Na organização de um espaço constitui-se de fundamental importância o estudo
da dinâmica dos ambientes para uma melhor conservação e desenvolvimento dos
recursos ecológicos. Assim, para Rodriguez, Silva e Cavalcanti (2004), o
planejamento ambiental do território constitui-se elemento básico para a
elaboração dos programas de desenvolvimento social e econômico, bem como
oportuniza a otimização de planos de gestão de qualquer unidade territorial.
Conforme Lima (2010) uma das principais funções dos sistemas ambientais é
delimitar espaços naturais relativamente homogêneos, cuja aplicabilidade
está, dentre outras, na possibilidade de identificar e especializar as
potencialidades e limitações do meio, disponibilizando informações
importantes para o planejamento ambiental.
A seguir são indicados de modo breve dois estudos de caso que denotam o
emprego da compartimentação geomorfológica e dos estudos integrados dos
sistemas ambientais como abordagem teórico-metodológica largamente usada na
Geografia Física: i)Análise dos sistemas ambientais da sub-bacia
hidrográfica do rio Bom Jesus – Taperuaba – CE (RODRIGUES e LIMA, 2015):o
presente estudo tem como base teórico-metodológica a abordagem sistêmica. Os
sistemas ambientais encontrados foram sistematizados, principalmente, por
critérios geomorfológicos. Ao considerar a análise geomorfológica como
critério fundamental, foram reconhecidos (5) sistemas ambientais para a sub-
bacia hidrográfica em questão considerando-se, ainda, a vulnerabilidade das
unidades ambientais, os quais são eles: (a) Planície ribeirinha do rio Bom
Jesus (Vulnerabilidade baixa ou moderada); (b) Sertões Orientais e pés de
serra de Saco Grande, Exú e Jurema (Vulnerabilidade moderada a baixa); (c)

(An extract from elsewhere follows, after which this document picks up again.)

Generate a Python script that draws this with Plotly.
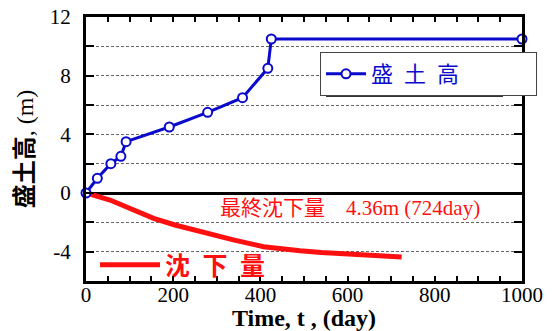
import plotly.graph_objects as go

# 盛土高 (embankment height) data
fill_days = [0, 26, 57, 80, 92, 191, 279, 359, 417, 425, 1000]
fill_height = [0, 1.0, 2.0, 2.5, 3.5, 4.5, 5.5, 6.5, 8.5, 10.5, 10.5]

# 沈下量 (settlement) data
settle_days = [0, 20, 55, 85, 116, 155, 204, 240, 277, 338, 407, 450, 491, 540, 598, 660, 724]
settle_vals = [0, -0.15, -0.48, -0.85, -1.27, -1.73, -2.18, -2.47, -2.75, -3.2, -3.66, -3.82,
               -3.93, -4.05, -4.16, -4.28, -4.36]

x_ticks = [0, 200, 400, 600, 800, 1000]
y_ticks = [-4, 0, 4, 8, 12]

BLUE = "#0a0acc"
RED = "#ff1010"
SERIF = "Liberation Serif, Noto Sans CJK JP"
CJK = "Noto Sans CJK JP"

PL, PR, PT, PB = 86, 35, 17, 50
W, H = 557, 331
PW, PH = W - PL - PR, H - PT - PB


def px(xp):  # reference pixel -> paper x
    return (xp - PL) / PW


def py(yp):  # reference pixel -> paper y
    return (H - PB - yp) / PH


fig = go.Figure()

fig.add_trace(go.Scatter(
    x=settle_days, y=settle_vals, mode="lines",
    name="沈\u2002下\u2002量", legend="legend2",
    line=dict(color=RED, width=5),
))

fig.add_trace(go.Scatter(
    x=fill_days, y=fill_height, mode="lines+markers",
    name="盛\u2002土\u2002高", legend="legend",
    line=dict(color=BLUE, width=3),
    marker=dict(symbol="circle", size=9, color="white", line=dict(color=BLUE, width=2)),
    cliponaxis=False,
))

fig.add_annotation(
    x=605, y=-1.0, xref="x", yref="y",
    text="最終沈下量　4.36m (724day)", showarrow=False,
    font=dict(family=SERIF, size=21, color=RED),
)

# legend shadow
fig.add_shape(
    type="rect", xref="paper", yref="paper",
    x0=px(326), x1=px(503),
    y0=py(97), y1=py(58),
    fillcolor="#333333", line=dict(width=0), layer="above",
)

fig.update_layout(
    width=W, height=H,
    margin=dict(l=PL, r=PR, t=PT, b=PB),
    paper_bgcolor="white", plot_bgcolor="white",
    showlegend=True,
    legend=dict(
        x=px(320), y=py(52), xanchor="left", yanchor="top",
        orientation="h", entrywidth=160, entrywidthmode="pixels",
        bgcolor="white", bordercolor="#444444", borderwidth=1,
        font=dict(family=CJK, size=22, color=BLUE),
        itemwidth=40, tracegroupgap=0,
    ),
    legend2=dict(
        x=px(95), y=py(242), xanchor="left", yanchor="top",
        bgcolor="rgba(0,0,0,0)", borderwidth=0,
        font=dict(family=CJK, size=25, color=RED, weight="bold"),
        itemwidth=60,
    ),
    xaxis=dict(
        range=[0, 1000], tickvals=x_ticks, ticktext=[str(v) for v in x_ticks],
        ticks="inside", ticklen=5, tickwidth=2, tickcolor="black",
        minor=dict(dtick=50, ticks="inside", ticklen=5, tickwidth=2, tickcolor="black", showgrid=False),
        showline=True, linewidth=3, linecolor="black", mirror="allticks",
        showgrid=False, zeroline=False, automargin=False,
        ticklabeloverflow="allow",
        tickfont=dict(family="Liberation Serif", size=21, color="black"),
        ticklabelstandoff=-7,
        title=dict(text="<b>Time, t , (day)</b>", standoff=0,
                   font=dict(family="Liberation Serif", size=24, color="black")),
    ),
    yaxis=dict(
        range=[-6, 12], tickvals=y_ticks, ticktext=[str(v) for v in y_ticks],
        ticks="inside", ticklen=8, tickwidth=2, tickcolor="black",
        minor=dict(dtick=2, ticks="inside", ticklen=8, tickwidth=2, tickcolor="black",
                   showgrid=True, gridcolor="#666666", gridwidth=1, griddash="3px,2px"),
        showline=True, linewidth=3, linecolor="black", mirror="allticks",
        showgrid=True, gridcolor="#666666", gridwidth=1, griddash="3px,2px",
        zeroline=True, zerolinecolor="black", zerolinewidth=3, automargin=False,
        ticklabeloverflow="allow",
        tickfont=dict(family="Liberation Serif", size=21, color="black"),
        ticklabelstandoff=8,
        title=dict(text="<b>盛土高</b>, (m)", standoff=10,
                   font=dict(family=SERIF, size=24, color="black")),
    ),
)

fig.write_html("out.html", config={"displayModeBar": False},
               post_script="document.body.style.margin='0';")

Sertões Ocidentais e pés de serra de São João, Boa Vista, e Bom Jesus
(Vulnerabilidade moderada à alta); (d) Serras secas (Vulnerabilidade baixa a
moderada); (e) Serras Secas e vertentes sub–úmidas (Vulnerabilidade moderada
com tendência à alta);
ii)Sistemas ambientais e vulnerabilidades ao uso da terra no vale do rio
Pacoti - CE: subsídios ao ordenamento territorial (CRISPIM, 2011): a
pesquisa em questão analisou os sistemas ambientais existentes na sub-bacia
do rio Aracoiaba do município de Pacoti, no Ceará, considerando os
diferentes estágios morfodinâmicos de cada sistema e suas vulnerabilidades
buscando subsidiar o planejamento territorial, utilizando a bacia
hidrográfica como categoria de análise. A partir dos aspectos
geomorfológicos, reconheceu-se 3 unidades ecodinâmicas e respectivas
unidades de intervenção, num total de 10: (a) Ambientes Frágeis com
Ecodinâmica de Ambientes Instáveis (Faixa de praia e campo de dunas móveis,
Dunas fixas, Planície flúvio-marinha, Parcelas das planícies fluviais,
Parcelas das planícies lacustres, Parcelas das vertentes íngremes e
Cristas/morros residuais); (b) Áreas Medianamente Frágeis com Ecodinâmica de
Ambientes em Estado de Transição (Maciços residuais); (c) Áreas Medianamente
Estáveis com Ecodinâmica de Ambientes Estáveis (Áreas medianamente estáveis
dos tabuleiros costeiros e Áreas medianamente estáveis da depressão
sertaneja).Os exemplos de trabalhos explanados denota a compartimentação
geomorfológica, ou seja, o relevo como elemento âncora, norteador na
delimitação de sistemas ambientais, que com suas dinâmicas próprias exigem
tratos diferenciados. Portanto, ao ressaltar o papel do relevo na
delimitação dos sistemas ambientais, Ross (2007) explana que, se o que se
pretende é o estudo integrado da paisagem, então o caminho da pesquisa
geomorfológica é inevitável, no âmbito da qual o mapeamento geomorfológico
desponta como ferramenta de análise e síntese da dinâmica dos sistemas
ambientais. É, portanto, através da representação do seu objeto de estudo –
as formas de relevo – que a Geomorfologia contribui para o estudo sistemico
da paisagem.
Relevo enquanto elemento norteador das interações dos elementos naturais e das ações antrópicas. Fonte:Sobrinho (2006)
Considerações Finais
Muito embora a compartimentação geomorfológica, como denota o breve levantamento realizado neste trabalho, seja o elemento norteador na identificação dos diferentes sistemas ambientais de uma dada região, o estudo integrado destes exige um diálogo interdisciplinar com outras ciências como forma de entendimento mais eficaz acerca das complexas relações estabelecidas entre sociedade e natureza no espaço geográfico. Vale ressaltar que os estudos voltados a compartimentação geomorfológica e aos estudos integrados dos sistemas ambientais têm uma relevante importância para o planejamento ambiental, colocando a Geografia e especialmente o ramo da Geografia Física em posição de destaque no âmbito das ciências aplicadas.